● **DO THIS**:
Print exactly the lines from the first one down to the line that contains "const b=line(ticks,x,Y1,x,Y1+4,'#000',1);", both included, and skip the pictures.

(A block of data)
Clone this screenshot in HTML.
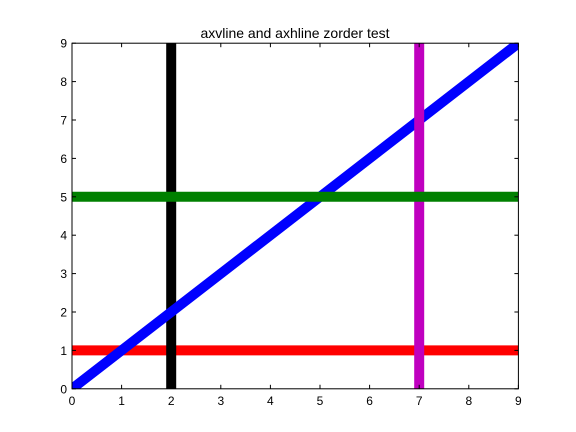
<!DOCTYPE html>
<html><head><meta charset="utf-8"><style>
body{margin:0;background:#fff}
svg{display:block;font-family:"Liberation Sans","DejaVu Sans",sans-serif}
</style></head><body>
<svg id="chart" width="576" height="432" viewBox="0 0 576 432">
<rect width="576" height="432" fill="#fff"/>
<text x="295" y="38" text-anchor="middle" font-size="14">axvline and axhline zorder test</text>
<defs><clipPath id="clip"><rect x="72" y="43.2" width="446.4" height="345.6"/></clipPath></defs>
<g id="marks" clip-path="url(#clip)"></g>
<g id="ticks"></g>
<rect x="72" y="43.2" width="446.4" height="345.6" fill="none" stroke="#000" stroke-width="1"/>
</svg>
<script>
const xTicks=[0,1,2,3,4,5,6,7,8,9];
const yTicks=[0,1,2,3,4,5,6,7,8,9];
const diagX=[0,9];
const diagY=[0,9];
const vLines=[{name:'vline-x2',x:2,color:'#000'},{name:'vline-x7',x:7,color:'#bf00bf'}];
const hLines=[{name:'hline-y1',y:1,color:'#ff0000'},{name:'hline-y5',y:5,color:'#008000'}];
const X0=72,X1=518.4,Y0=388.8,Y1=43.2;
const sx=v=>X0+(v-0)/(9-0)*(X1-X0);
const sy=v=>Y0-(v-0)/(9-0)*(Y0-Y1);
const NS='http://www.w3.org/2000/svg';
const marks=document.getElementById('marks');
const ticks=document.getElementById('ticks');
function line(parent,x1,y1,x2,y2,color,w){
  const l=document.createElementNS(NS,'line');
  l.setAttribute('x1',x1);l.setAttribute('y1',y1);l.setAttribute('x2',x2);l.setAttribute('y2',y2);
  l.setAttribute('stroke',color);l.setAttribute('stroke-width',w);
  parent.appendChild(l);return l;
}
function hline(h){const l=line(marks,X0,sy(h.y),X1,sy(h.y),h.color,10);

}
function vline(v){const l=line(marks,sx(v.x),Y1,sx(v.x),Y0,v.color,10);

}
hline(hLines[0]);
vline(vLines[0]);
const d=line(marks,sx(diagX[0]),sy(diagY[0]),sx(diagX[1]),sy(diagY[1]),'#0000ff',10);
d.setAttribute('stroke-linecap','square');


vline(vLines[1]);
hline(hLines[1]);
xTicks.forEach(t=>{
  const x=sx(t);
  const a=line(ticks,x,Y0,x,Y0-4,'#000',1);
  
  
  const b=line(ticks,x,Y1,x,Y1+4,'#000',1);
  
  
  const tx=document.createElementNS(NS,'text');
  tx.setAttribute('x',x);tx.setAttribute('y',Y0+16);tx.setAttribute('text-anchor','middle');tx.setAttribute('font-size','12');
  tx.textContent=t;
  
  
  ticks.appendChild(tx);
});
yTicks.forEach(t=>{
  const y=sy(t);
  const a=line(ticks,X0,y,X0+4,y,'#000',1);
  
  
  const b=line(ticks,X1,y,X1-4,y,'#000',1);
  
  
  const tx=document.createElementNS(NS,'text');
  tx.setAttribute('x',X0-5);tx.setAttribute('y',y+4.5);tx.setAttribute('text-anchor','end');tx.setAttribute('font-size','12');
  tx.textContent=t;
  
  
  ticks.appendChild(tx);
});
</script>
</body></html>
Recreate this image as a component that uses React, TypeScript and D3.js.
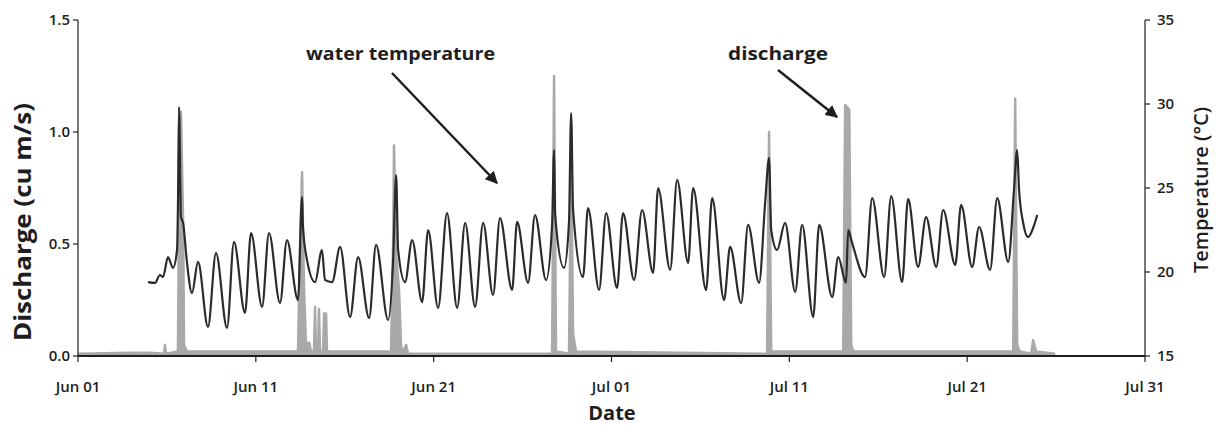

● **RESPONSE TO THIS TASK**:
Clone this screenshot in HTML.
<!DOCTYPE html>
<html><head><meta charset="utf-8"><style>
body{margin:0;background:#fff}
svg{display:block;font-family:"Liberation Sans","DejaVu Sans",sans-serif}
</style></head><body>
<svg id="chart" width="576" height="432" viewBox="0 0 576 432">
<rect width="576" height="432" fill="#fff"/>
<text x="295" y="38" text-anchor="middle" font-size="14">axvline and axhline zorder test</text>
<defs><clipPath id="clip"><rect x="72" y="43.2" width="446.4" height="345.6"/></clipPath></defs>
<g id="marks" clip-path="url(#clip)"></g>
<g id="ticks"></g>
<rect x="72" y="43.2" width="446.4" height="345.6" fill="none" stroke="#000" stroke-width="1"/>
</svg>
<script>
const xTicks=[0,1,2,3,4,5,6,7,8,9];
const yTicks=[0,1,2,3,4,5,6,7,8,9];
const diagX=[0,9];
const diagY=[0,9];
const vLines=[{name:'vline-x2',x:2,color:'#000'},{name:'vline-x7',x:7,color:'#bf00bf'}];
const hLines=[{name:'hline-y1',y:1,color:'#ff0000'},{name:'hline-y5',y:5,color:'#008000'}];
const X0=72,X1=518.4,Y0=388.8,Y1=43.2;
const sx=v=>X0+(v-0)/(9-0)*(X1-X0);
const sy=v=>Y0-(v-0)/(9-0)*(Y0-Y1);
const NS='http://www.w3.org/2000/svg';
const marks=document.getElementById('marks');
const ticks=document.getElementById('ticks');
function line(parent,x1,y1,x2,y2,color,w){
  const l=document.createElementNS(NS,'line');
  l.setAttribute('x1',x1);l.setAttribute('y1',y1);l.setAttribute('x2',x2);l.setAttribute('y2',y2);
  l.setAttribute('stroke',color);l.setAttribute('stroke-width',w);
  parent.appendChild(l);return l;
}
function hline(h){const l=line(marks,X0,sy(h.y),X1,sy(h.y),h.color,10);

}
function vline(v){const l=line(marks,sx(v.x),Y1,sx(v.x),Y0,v.color,10);

}
hline(hLines[0]);
vline(vLines[0]);
const d=line(marks,sx(diagX[0]),sy(diagY[0]),sx(diagX[1]),sy(diagY[1]),'#0000ff',10);
d.setAttribute('stroke-linecap','square');


vline(vLines[1]);
hline(hLines[1]);
xTicks.forEach(t=>{
  const x=sx(t);
  const a=line(ticks,x,Y0,x,Y0-4,'#000',1);
  
  
  const b=line(ticks,x,Y1,x,Y1+4,'#000',1);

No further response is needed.